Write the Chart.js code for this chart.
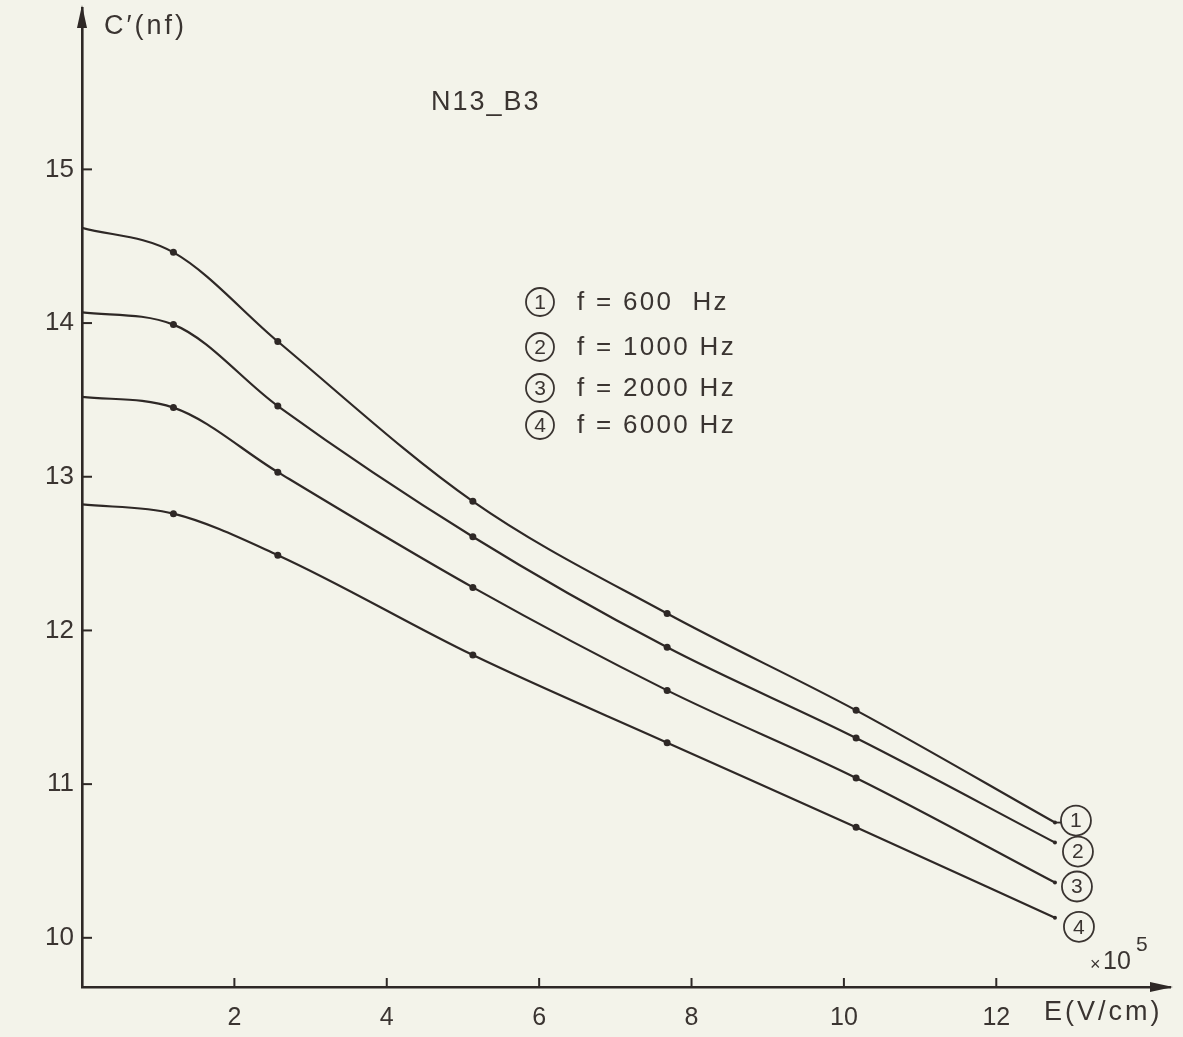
<!DOCTYPE html>
<html><head><meta charset="utf-8">
<script src="https://cdn.jsdelivr.net/npm/chart.js@4/dist/chart.umd.min.js"></script>
<style>html,body{margin:0;padding:0;background:#f3f3ea;}#wrap{width:1183px;height:1037px;}</style>
</head><body><div id="wrap"><canvas id="c" width="1183" height="1037"></canvas></div>
<script>
// ---- data ----
const fieldE = [0, 1.2, 2.57, 5.13, 7.68, 10.16, 12.77];           // E (x10^5 V/cm)
const cap600  = [14.62, 14.46, 13.88, 12.84, 12.11, 11.48, 10.75];  // C'(nF), f = 600 Hz
const cap1000 = [14.07, 13.99, 13.46, 12.61, 11.89, 11.30, 10.62];  // f = 1000 Hz
const cap2000 = [13.52, 13.45, 13.03, 12.28, 11.61, 11.04, 10.36];  // f = 2000 Hz
const cap6000 = [12.82, 12.76, 12.49, 11.84, 11.27, 10.72, 10.13];  // f = 6000 Hz
const xTicks = [2, 4, 6, 8, 10, 12];
const yTicks = [10, 11, 12, 13, 14, 15];
const seriesNames = ['f = 600  Hz', 'f = 1000 Hz', 'f = 2000 Hz', 'f = 6000 Hz'];
const seriesMarks = ['1', '2', '3', '4'];
const chartTitle = 'N13_B3';
const yTitle = 'C\u2032(nf)';
const xTitle = 'E(V/cm)';

const INK = '#2e2826';
const TXT = '#3a3431';
const FONT = '"Liberation Sans", "DejaVu Sans", sans-serif';
const series = [cap600, cap1000, cap2000, cap6000];

const datasets = series.map((vals, i) => ({
  label: seriesNames[i],
  data: fieldE.map((e, k) => ({x: e, y: vals[k]})),
  borderColor: INK,
  backgroundColor: INK,
  borderWidth: 2.2,
  cubicInterpolationMode: 'monotone',
  pointRadius: fieldE.map((e, k) => k === 0 ? 0 : (k === fieldE.length - 1 ? 2 : 3.5)),
  pointBackgroundColor: INK,
  pointBorderWidth: 0,
  fill: false
}));

const endOffsets = [[21, -2], [23, 9], [22, 4], [24, 9]];

function circledDigit(ctx, cx, cy, r, d) {
  ctx.save();
  ctx.strokeStyle = TXT; ctx.lineWidth = 1.8;
  ctx.beginPath(); ctx.arc(cx, cy, r, 0, Math.PI * 2); ctx.stroke();
  ctx.fillStyle = TXT; ctx.font = '21px ' + FONT;
  ctx.textAlign = 'center'; ctx.textBaseline = 'middle';
  ctx.fillText(d, cx, cy + 1);
  ctx.restore();
}

const decor = {
  id: 'decor',
  beforeDraw(chart) {
    const ctx = chart.ctx;
    ctx.save(); ctx.fillStyle = '#f3f3ea';
    ctx.fillRect(0, 0, chart.width, chart.height); ctx.restore();
  },
  afterDraw(chart) {
    const ctx = chart.ctx;
    const xs = chart.scales.x, ys = chart.scales.y;
    const L = chart.chartArea.left, B = chart.chartArea.bottom;
    ctx.save();
    ctx.strokeStyle = INK; ctx.fillStyle = INK; ctx.lineWidth = 2;
    // inside tick marks
    xTicks.forEach(v => { const p = xs.getPixelForValue(v);
      ctx.beginPath(); ctx.moveTo(p, B); ctx.lineTo(p, B - 9); ctx.stroke(); });
    yTicks.forEach(v => { const p = ys.getPixelForValue(v);
      ctx.beginPath(); ctx.moveTo(L, p); ctx.lineTo(L + 10, p); ctx.stroke(); });
    // arrows
    const T = chart.chartArea.top, R = chart.chartArea.right;
    ctx.beginPath(); ctx.moveTo(L, T - 3); ctx.lineTo(L - 5, T + 20); ctx.lineTo(L + 5, T + 20); ctx.closePath(); ctx.fill();
    ctx.beginPath(); ctx.moveTo(R + 3, B); ctx.lineTo(R - 20, B - 5); ctx.lineTo(R - 20, B + 5); ctx.closePath(); ctx.fill();
    // texts
    ctx.fillStyle = TXT; ctx.textBaseline = 'middle'; ctx.textAlign = 'left';
    ctx.font = '27px ' + FONT; ctx.letterSpacing = '3px';
    ctx.fillText(yTitle, 104, 27);
    ctx.fillText(xTitle, 1044, 1013);
    ctx.font = '27px ' + FONT; ctx.letterSpacing = '2px';
    ctx.fillText(chartTitle, 431, 103);
    ctx.letterSpacing = '0px';
    ctx.font = '18px ' + FONT; ctx.fillText('\u00d7', 1090, 965);
    ctx.font = '25px ' + FONT; ctx.fillText('10', 1103, 962);
    ctx.font = '21px ' + FONT; ctx.fillText('5', 1136, 945);
    // legend
    const legY = [302, 347, 388, 425];
    seriesNames.forEach((n, i) => {
      circledDigit(ctx, 540, legY[i], 14, seriesMarks[i]);
      ctx.fillStyle = TXT; ctx.font = '26px ' + FONT; ctx.letterSpacing = '2.3px';
      ctx.textAlign = 'left'; ctx.textBaseline = 'middle';
      ctx.fillText(n, 577, legY[i] + 1);
      ctx.letterSpacing = '0px';
    });
    // end labels
    chart.data.datasets.forEach((ds, i) => {
      const meta = chart.getDatasetMeta(i);
      const last = meta.data[meta.data.length - 1];
      const [dx, dy] = endOffsets[i];
      ctx.strokeStyle = INK; ctx.lineWidth = 1.8;
      if (i === 0) { ctx.beginPath(); ctx.moveTo(last.x, last.y); ctx.lineTo(last.x + 7, last.y); ctx.stroke(); }
      circledDigit(ctx, last.x + dx, last.y + dy, 15, seriesMarks[i]);
    });
    ctx.restore();
  }
};

new Chart(document.getElementById('c'), {
  type: 'line',
  data: {datasets},
  options: {
    responsive: false, animation: false, devicePixelRatio: 1,
    layout: {padding: {left: 0, right: 13, top: 8, bottom: 0}},
    plugins: {legend: {display: false}, tooltip: {enabled: false}},
    scales: {
      x: {
        type: 'linear', min: 0, max: 14.28,
        afterBuildTicks: s => { s.ticks = xTicks.map(v => ({value: v})); },
        afterFit: s => { s.height = 50; s.paddingLeft = 0; s.paddingRight = 0; },
        grid: {display: false, drawTicks: false},
        border: {display: true, color: INK, width: 2.6},
        ticks: {color: TXT, font: {size: 25, family: FONT}, padding: 16, maxRotation: 0, autoSkip: false}
      },
      y: {
        type: 'linear', min: 9.68, max: 16.05,
        afterBuildTicks: s => { s.ticks = yTicks.map(v => ({value: v})); },
        afterFit: s => { s.width = 82; s.paddingTop = 0; s.paddingBottom = 0; },
        grid: {display: false, drawTicks: false},
        border: {display: true, color: INK, width: 2.6},
        ticks: {color: TXT, font: {size: 26, family: FONT}, padding: 8, autoSkip: false}
      }
    }
  },
  plugins: [decor]
});
</script></body></html>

------------------------------------

WHAT IS EXPECTED:
Transcribe the full listing character for character. Pictures are excluded.

ANSWER TO THE EXERCISE:
Write the Chart.js code for this chart.
<!DOCTYPE html>
<html><head><meta charset="utf-8">
<script src="https://cdn.jsdelivr.net/npm/chart.js@4/dist/chart.umd.min.js"></script>
<style>html,body{margin:0;padding:0;background:#f3f3ea;}#wrap{width:1183px;height:1037px;}</style>
</head><body><div id="wrap"><canvas id="c" width="1183" height="1037"></canvas></div>
<script>
// ---- data ----
const fieldE = [0, 1.2, 2.57, 5.13, 7.68, 10.16, 12.77];           // E (x10^5 V/cm)
const cap600  = [14.62, 14.46, 13.88, 12.84, 12.11, 11.48, 10.75];  // C'(nF), f = 600 Hz
const cap1000 = [14.07, 13.99, 13.46, 12.61, 11.89, 11.30, 10.62];  // f = 1000 Hz
const cap2000 = [13.52, 13.45, 13.03, 12.28, 11.61, 11.04, 10.36];  // f = 2000 Hz
const cap6000 = [12.82, 12.76, 12.49, 11.84, 11.27, 10.72, 10.13];  // f = 6000 Hz
const xTicks = [2, 4, 6, 8, 10, 12];
const yTicks = [10, 11, 12, 13, 14, 15];
const seriesNames = ['f = 600  Hz', 'f = 1000 Hz', 'f = 2000 Hz', 'f = 6000 Hz'];
const seriesMarks = ['1', '2', '3', '4'];
const chartTitle = 'N13_B3';
const yTitle = 'C\u2032(nf)';
const xTitle = 'E(V/cm)';

const INK = '#2e2826';
const TXT = '#3a3431';
const FONT = '"Liberation Sans", "DejaVu Sans", sans-serif';
const series = [cap600, cap1000, cap2000, cap6000];

const datasets = series.map((vals, i) => ({
  label: seriesNames[i],
  data: fieldE.map((e, k) => ({x: e, y: vals[k]})),
  borderColor: INK,
  backgroundColor: INK,
  borderWidth: 2.2,
  cubicInterpolationMode: 'monotone',
  pointRadius: fieldE.map((e, k) => k === 0 ? 0 : (k === fieldE.length - 1 ? 2 : 3.5)),
  pointBackgroundColor: INK,
  pointBorderWidth: 0,
  fill: false
}));

const endOffsets = [[21, -2], [23, 9], [22, 4], [24, 9]];

function circledDigit(ctx, cx, cy, r, d) {
  ctx.save();
  ctx.strokeStyle = TXT; ctx.lineWidth = 1.8;
  ctx.beginPath(); ctx.arc(cx, cy, r, 0, Math.PI * 2); ctx.stroke();
  ctx.fillStyle = TXT; ctx.font = '21px ' + FONT;
  ctx.textAlign = 'center'; ctx.textBaseline = 'middle';
  ctx.fillText(d, cx, cy + 1);
  ctx.restore();
}

const decor = {
  id: 'decor',
  beforeDraw(chart) {
    const ctx = chart.ctx;
    ctx.save(); ctx.fillStyle = '#f3f3ea';
    ctx.fillRect(0, 0, chart.width, chart.height); ctx.restore();
  },
  afterDraw(chart) {
    const ctx = chart.ctx;
    const xs = chart.scales.x, ys = chart.scales.y;
    const L = chart.chartArea.left, B = chart.chartArea.bottom;
    ctx.save();
    ctx.strokeStyle = INK; ctx.fillStyle = INK; ctx.lineWidth = 2;
    // inside tick marks
    xTicks.forEach(v => { const p = xs.getPixelForValue(v);
      ctx.beginPath(); ctx.moveTo(p, B); ctx.lineTo(p, B - 9); ctx.stroke(); });
    yTicks.forEach(v => { const p = ys.getPixelForValue(v);
      ctx.beginPath(); ctx.moveTo(L, p); ctx.lineTo(L + 10, p); ctx.stroke(); });
    // arrows
    const T = chart.chartArea.top, R = chart.chartArea.right;
    ctx.beginPath(); ctx.moveTo(L, T - 3); ctx.lineTo(L - 5, T + 20); ctx.lineTo(L + 5, T + 20); ctx.closePath(); ctx.fill();
    ctx.beginPath(); ctx.moveTo(R + 3, B); ctx.lineTo(R - 20, B - 5); ctx.lineTo(R - 20, B + 5); ctx.closePath(); ctx.fill();
    // texts
    ctx.fillStyle = TXT; ctx.textBaseline = 'middle'; ctx.textAlign = 'left';
    ctx.font = '27px ' + FONT; ctx.letterSpacing = '3px';
    ctx.fillText(yTitle, 104, 27);
    ctx.fillText(xTitle, 1044, 1013);
    ctx.font = '27px ' + FONT; ctx.letterSpacing = '2px';
    ctx.fillText(chartTitle, 431, 103);
    ctx.letterSpacing = '0px';
    ctx.font = '18px ' + FONT; ctx.fillText('\u00d7', 1090, 965);
    ctx.font = '25px ' + FONT; ctx.fillText('10', 1103, 962);
    ctx.font = '21px ' + FONT; ctx.fillText('5', 1136, 945);
    // legend
    const legY = [302, 347, 388, 425];
    seriesNames.forEach((n, i) => {
      circledDigit(ctx, 540, legY[i], 14, seriesMarks[i]);
      ctx.fillStyle = TXT; ctx.font = '26px ' + FONT; ctx.letterSpacing = '2.3px';
      ctx.textAlign = 'left'; ctx.textBaseline = 'middle';
      ctx.fillText(n, 577, legY[i] + 1);
      ctx.letterSpacing = '0px';
    });
    // end labels
    chart.data.datasets.forEach((ds, i) => {
      const meta = chart.getDatasetMeta(i);
      const last = meta.data[meta.data.length - 1];
      const [dx, dy] = endOffsets[i];
      ctx.strokeStyle = INK; ctx.lineWidth = 1.8;
      if (i === 0) { ctx.beginPath(); ctx.moveTo(last.x, last.y); ctx.lineTo(last.x + 7, last.y); ctx.stroke(); }
      circledDigit(ctx, last.x + dx, last.y + dy, 15, seriesMarks[i]);
    });
    ctx.restore();
  }
};

new Chart(document.getElementById('c'), {
  type: 'line',
  data: {datasets},
  options: {
    responsive: false, animation: false, devicePixelRatio: 1,
    layout: {padding: {left: 0, right: 13, top: 8, bottom: 0}},
    plugins: {legend: {display: false}, tooltip: {enabled: false}},
    scales: {
      x: {
        type: 'linear', min: 0, max: 14.28,
        afterBuildTicks: s => { s.ticks = xTicks.map(v => ({value: v})); },
        afterFit: s => { s.height = 50; s.paddingLeft = 0; s.paddingRight = 0; },
        grid: {display: false, drawTicks: false},
        border: {display: true, color: INK, width: 2.6},
        ticks: {color: TXT, font: {size: 25, family: FONT}, padding: 16, maxRotation: 0, autoSkip: false}
      },
      y: {
        type: 'linear', min: 9.68, max: 16.05,
        afterBuildTicks: s => { s.ticks = yTicks.map(v => ({value: v})); },
        afterFit: s => { s.width = 82; s.paddingTop = 0; s.paddingBottom = 0; },
        grid: {display: false, drawTicks: false},
        border: {display: true, color: INK, width: 2.6},
        ticks: {color: TXT, font: {size: 26, family: FONT}, padding: 8, autoSkip: false}
      }
    }
  },
  plugins: [decor]
});
</script></body></html>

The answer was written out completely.